Captain Arsenio: Inventions and (Mis)adventures in Flight

Captain Arsenio: Inventions and (Mis)adventures in Flight
Captain Arsenio: Inventions and (Mis)adventures in Flight written & illustrated by Pablo Bernasconi, Houghton Mifflin Books, 2005
Captain Arsenio is an engaging character—a dreamer of a different sort. Maybe some people would call him a fool, but there’s something about his optimism, creativity and lack of critical thinking skills that, well, I guess it reminds me of my kids. In a good way. You know the elaborate plans kids make for building robots, creating works of art and constructing castles? This book is an embodiment of those dreams, and what might happen if somebody actually acted on them.
Manuel J. Arsenio was a careless cheese master, blacksmith, scuba diver, and ship captain. Though he was given the easiest of missions in each of these careers, he still couldn’t complete any of them successfully. This problem may be the reason he left those jobs behind to enter the distinguished pages of aviation history.

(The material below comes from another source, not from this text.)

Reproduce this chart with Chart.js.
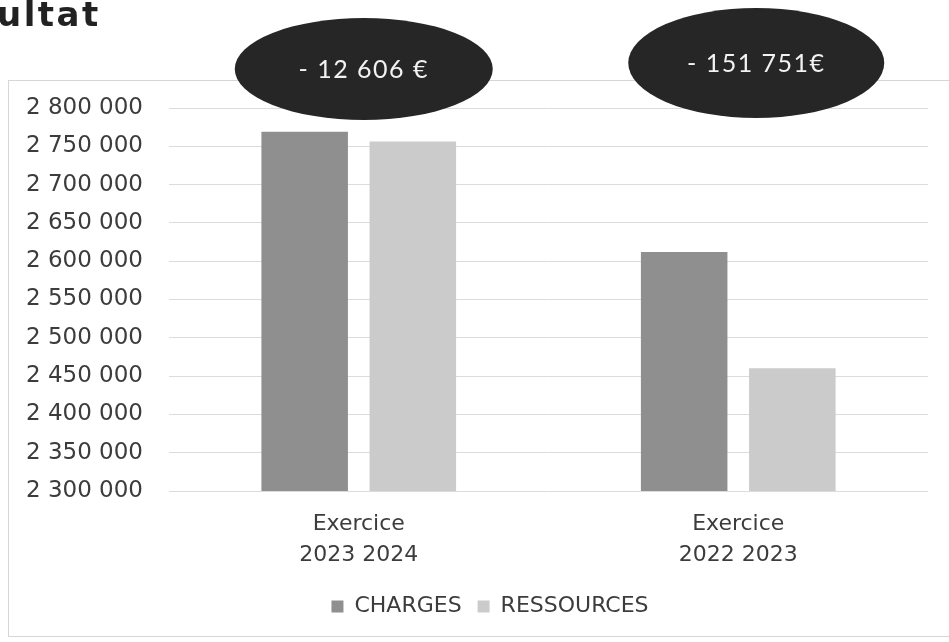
<!DOCTYPE html>
<html lang="fr">
<head>
<meta charset="utf-8">
<script src="https://cdn.jsdelivr.net/npm/chart.js@4/dist/chart.umd.min.js"></script>
<style>
  html, body { margin: 0; padding: 0; background: #fff; }
  #page { position: relative; width: 949px; height: 642px; overflow: hidden; }
  #titre { position: absolute; left: -3px; top: -3px; font: bold 34px "DejaVu Sans", sans-serif; letter-spacing: 2.5px; line-height: 1; color: #222; }
  #zone { position: absolute; left: 0; top: 0; width: 949px; height: 642px; }
</style>
</head>
<body>
<div id="page">
  <div id="zone"><canvas id="graphique"></canvas></div>
  <div id="titre">ultat</div>
</div>
<script>
// Données
const exercices = [['Exercice', '2023 2024'], ['Exercice', '2022 2023']];
const charges = [2768850, 2612000];
const ressources = [2756244, 2460249];
const ecarts = ['- 12 606 €', '- 151 751€'];
const axeMin = 2300000;
const axeMax = 2800000;
const axePas = 50000;

// Bulles noires au-dessus de chaque exercice (décalage / hauteur)
const bulles = [
    { dx: 5, y: 69, rx: 129, ry: 51 },
    { dx: 18, y: 63, rx: 128, ry: 55 }
];

const gris = '#3c3c3c';
const police = '"DejaVu Sans", sans-serif';

function formatMilliers(v) {
    return String(v).replace(/\B(?=(\d{3})+(?!\d))/g, ' ');
}

const cadrePlugin = {
    id: 'cadre',
    beforeDraw(chart) {
        const ctx = chart.ctx;
        ctx.save();
        ctx.strokeStyle = '#d6d6d6';
        ctx.lineWidth = 1;
        ctx.strokeRect(8.5, 80.5, 960, 556);
        ctx.restore();
    }
};

// la légende est un peu décalée vers la droite sur l'original
const legendePlugin = {
    id: 'decalageLegende',
    afterLayout(chart) {
        chart.legend.left += 26;
        chart.legend.right += 26;
    }
};

const bullesPlugin = {
    id: 'bulles',
    afterDraw(chart) {
        const ctx = chart.ctx;
        const x = chart.scales.x;
        ctx.save();
        bulles.forEach((b, i) => {
            const cx = x.getPixelForValue(i) + b.dx;
            ctx.beginPath();
            ctx.ellipse(cx, b.y, b.rx, b.ry, 0, 0, Math.PI * 2);
            ctx.fillStyle = '#262626';
            ctx.fill();
            ctx.fillStyle = '#f2f2f2';
            ctx.font = '25px Lato, sans-serif';
            ctx.letterSpacing = '1.5px';
            ctx.textAlign = 'center';
            ctx.textBaseline = 'middle';
            ctx.fillText(ecarts[i], cx, b.y + 1);
        });
        ctx.restore();
    }
};

new Chart(document.getElementById('graphique'), {
    type: 'bar',
    data: {
        labels: exercices,
        datasets: [{
            label: 'CHARGES',
            data: charges,
            backgroundColor: '#8f8f8f',
            categoryPercentage: 0.57,
            barPercentage: 0.8
        }, {
            label: 'RESSOURCES',
            data: ressources,
            backgroundColor: '#cbcbcb',
            categoryPercentage: 0.57,
            barPercentage: 0.8
        }]
    },
    options: {
        responsive: true,
        maintainAspectRatio: false,
        animation: false,
        layout: {
            padding: { top: 108, left: 0, right: 21, bottom: 14.5 }
        },
        scales: {
            y: {
                min: axeMin,
                max: axeMax,
                afterFit(scale) { scale.width = 169; },
                ticks: {
                    stepSize: axePas,
                    padding: 26,
                    color: gris,
                    font: { family: police, size: 23 },
                    callback: v => formatMilliers(v)
                },
                grid: { color: '#dcdcdc', drawTicks: false },
                border: { display: false }
            },
            x: {
                afterFit(scale) { scale.height = 88.5; },
                ticks: {
                    padding: 10,
                    color: gris,
                    font: { family: police, size: 22, lineHeight: 1.41 }
                },
                grid: { display: false },
                border: { display: false }
            }
        },
        plugins: {
            legend: {
                position: 'bottom',
                labels: {
                    boxWidth: 12,
                    boxHeight: 12,
                    padding: 16,
                    color: gris,
                    font: { family: police, size: 22 }
                }
            },
            tooltip: { enabled: false }
        }
    },
    plugins: [cadrePlugin, legendePlugin, bullesPlugin]
});
</script>
</body>
</html>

This is a fictional work told as a biography, full of quotes from Captain Arsenio’s 1780s “diary”. It documents six of the projects he came up with in his quest to build a flying machine. The inventions are ridiculous and fun: the Motocanary, the Aerial Submarine, and the Illusion Burner, among others. Although Arsenio always has high hopes, (“It cannot fail!”) the pages from his flight diary reveal the true story. It pays to read all the fine print in this book, too: the notes in the flight diary give blow-by-blow reports of each flight, showing “panic points”, maximum height reached, and time elapsed, accompanied by dry notes like, “A complex way to demonstrate a total unawareness of the laws of physics.” You’ve got to love the guy for his cheerful persistence in the face of failure.

My kids and I laughed at him, but there’s something just a little familiar about him, too.